Algorithms for Quantum Utility: Intelligent, Robust, and Efficiently Distributed (AQUIRED)

Quantum computing is a new, potentially very powerful type of computing. Great interest has been generated in recent years by a plethora of proof-of-principle demonstrations on small prototype devices. However, such demonstrations have employed methods that are unlikely to work at scales of practical interest. We propose three lines of research to maximize the utility of quantum computers as they scale from small devices to large distributed systems: (1) We will develop and demonstrate scalable hybrid quantum-classical algorithms for combinatorial optimization by designing problem-tailored ansatzes and advancing novel methods of incorporating them into classical workflows. (2) We will develop and demonstrate kernels for quantum simulation that exploit mid-circuit measurements for improved efficiency and robustness to hardware errors. (3)We will develop models and algorithms for future distributed quantum computing architectures, for which parallelism and communication complexity are as important as computational complexity.
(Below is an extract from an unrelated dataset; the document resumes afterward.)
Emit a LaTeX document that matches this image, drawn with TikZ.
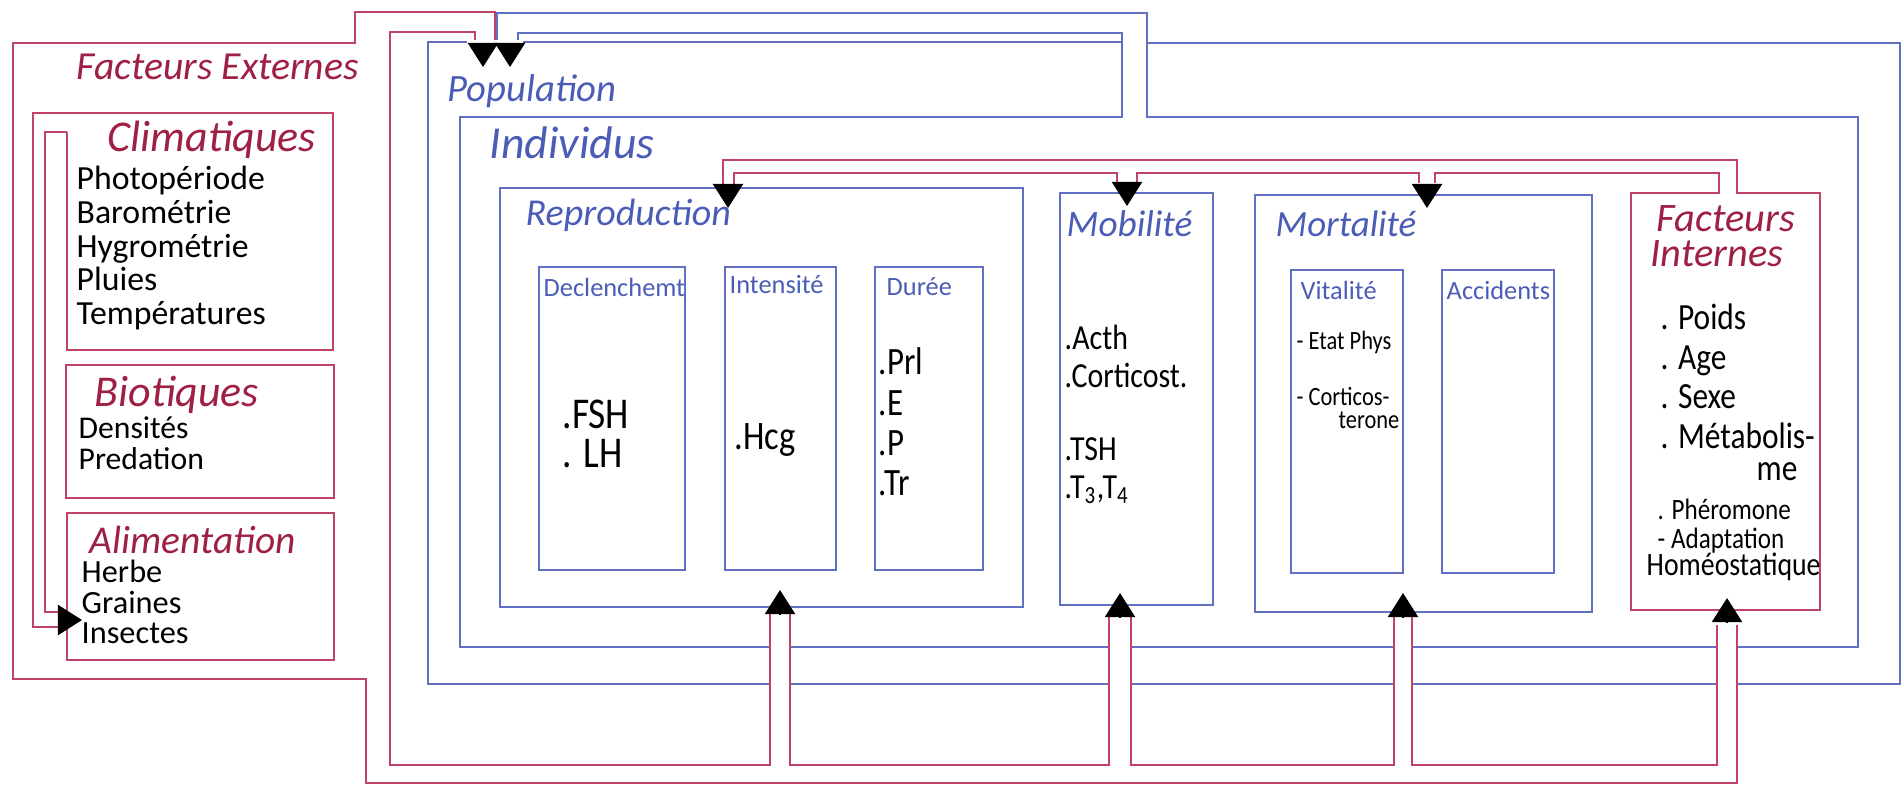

This work directly addresses the call to 'advance the research towards achievement and demonstration of quantum utility by developing new algorithms.' It does so by developing algorithms for DOE application inspired computational kernels for both near-term and future quantum systems and by estimating quantum resources for those algorithms. Significantly, this work will deliver near-term successes for quantum computing while the technology matures, justifying continued Department of Energy (DOE) investments in quantum computing. Equally significant, this project will perform necessary groundwork to utilize larger, distributed quantum computers when they become available. These efforts will help DOE leverage quantum computing as a useful scientific tool as early as possible, with potential benefits to diverse applications such as the discovery of materials and processes for clean energy and the design and optimization of resilient distributed energy networks.